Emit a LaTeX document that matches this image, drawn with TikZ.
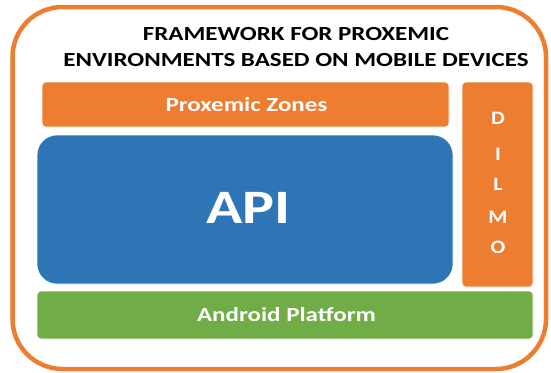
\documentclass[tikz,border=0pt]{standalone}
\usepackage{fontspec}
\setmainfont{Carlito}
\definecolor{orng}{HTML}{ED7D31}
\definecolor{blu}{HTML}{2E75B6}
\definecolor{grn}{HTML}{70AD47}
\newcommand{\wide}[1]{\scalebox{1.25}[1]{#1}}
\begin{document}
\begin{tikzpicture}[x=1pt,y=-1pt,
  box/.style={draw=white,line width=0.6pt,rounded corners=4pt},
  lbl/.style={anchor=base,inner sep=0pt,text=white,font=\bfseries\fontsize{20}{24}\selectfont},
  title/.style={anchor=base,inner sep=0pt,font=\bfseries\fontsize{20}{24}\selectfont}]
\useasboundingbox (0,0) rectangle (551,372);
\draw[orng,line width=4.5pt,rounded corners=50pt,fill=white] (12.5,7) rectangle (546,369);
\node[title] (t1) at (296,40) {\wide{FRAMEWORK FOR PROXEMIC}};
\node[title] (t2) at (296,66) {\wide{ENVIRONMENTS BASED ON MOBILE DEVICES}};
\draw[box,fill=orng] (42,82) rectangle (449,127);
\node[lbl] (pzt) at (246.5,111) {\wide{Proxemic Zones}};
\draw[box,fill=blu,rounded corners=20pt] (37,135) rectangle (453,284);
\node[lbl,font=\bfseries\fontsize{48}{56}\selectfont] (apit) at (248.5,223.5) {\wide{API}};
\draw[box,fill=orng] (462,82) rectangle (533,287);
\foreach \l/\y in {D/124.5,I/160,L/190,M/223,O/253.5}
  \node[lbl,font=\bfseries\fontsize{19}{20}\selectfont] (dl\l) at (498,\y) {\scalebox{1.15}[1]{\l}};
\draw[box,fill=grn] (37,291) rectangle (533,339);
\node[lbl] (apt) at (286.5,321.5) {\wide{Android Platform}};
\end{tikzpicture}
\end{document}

────

**Aim of the task**: Output the data exactly. Pictures don't belong in the result.

**The result**:
Emit a LaTeX document that matches this image, drawn with TikZ.
\documentclass[tikz,border=0pt]{standalone}
\usepackage{fontspec}
\setmainfont{Carlito}
\definecolor{orng}{HTML}{ED7D31}
\definecolor{blu}{HTML}{2E75B6}
\definecolor{grn}{HTML}{70AD47}
\newcommand{\wide}[1]{\scalebox{1.25}[1]{#1}}
\begin{document}
\begin{tikzpicture}[x=1pt,y=-1pt,
  box/.style={draw=white,line width=0.6pt,rounded corners=4pt},
  lbl/.style={anchor=base,inner sep=0pt,text=white,font=\bfseries\fontsize{20}{24}\selectfont},
  title/.style={anchor=base,inner sep=0pt,font=\bfseries\fontsize{20}{24}\selectfont}]
\useasboundingbox (0,0) rectangle (551,372);
\draw[orng,line width=4.5pt,rounded corners=50pt,fill=white] (12.5,7) rectangle (546,369);
\node[title] (t1) at (296,40) {\wide{FRAMEWORK FOR PROXEMIC}};
\node[title] (t2) at (296,66) {\wide{ENVIRONMENTS BASED ON MOBILE DEVICES}};
\draw[box,fill=orng] (42,82) rectangle (449,127);
\node[lbl] (pzt) at (246.5,111) {\wide{Proxemic Zones}};
\draw[box,fill=blu,rounded corners=20pt] (37,135) rectangle (453,284);
\node[lbl,font=\bfseries\fontsize{48}{56}\selectfont] (apit) at (248.5,223.5) {\wide{API}};
\draw[box,fill=orng] (462,82) rectangle (533,287);
\foreach \l/\y in {D/124.5,I/160,L/190,M/223,O/253.5}
  \node[lbl,font=\bfseries\fontsize{19}{20}\selectfont] (dl\l) at (498,\y) {\scalebox{1.15}[1]{\l}};
\draw[box,fill=grn] (37,291) rectangle (533,339);
\node[lbl] (apt) at (286.5,321.5) {\wide{Android Platform}};
\end{tikzpicture}
\end{document}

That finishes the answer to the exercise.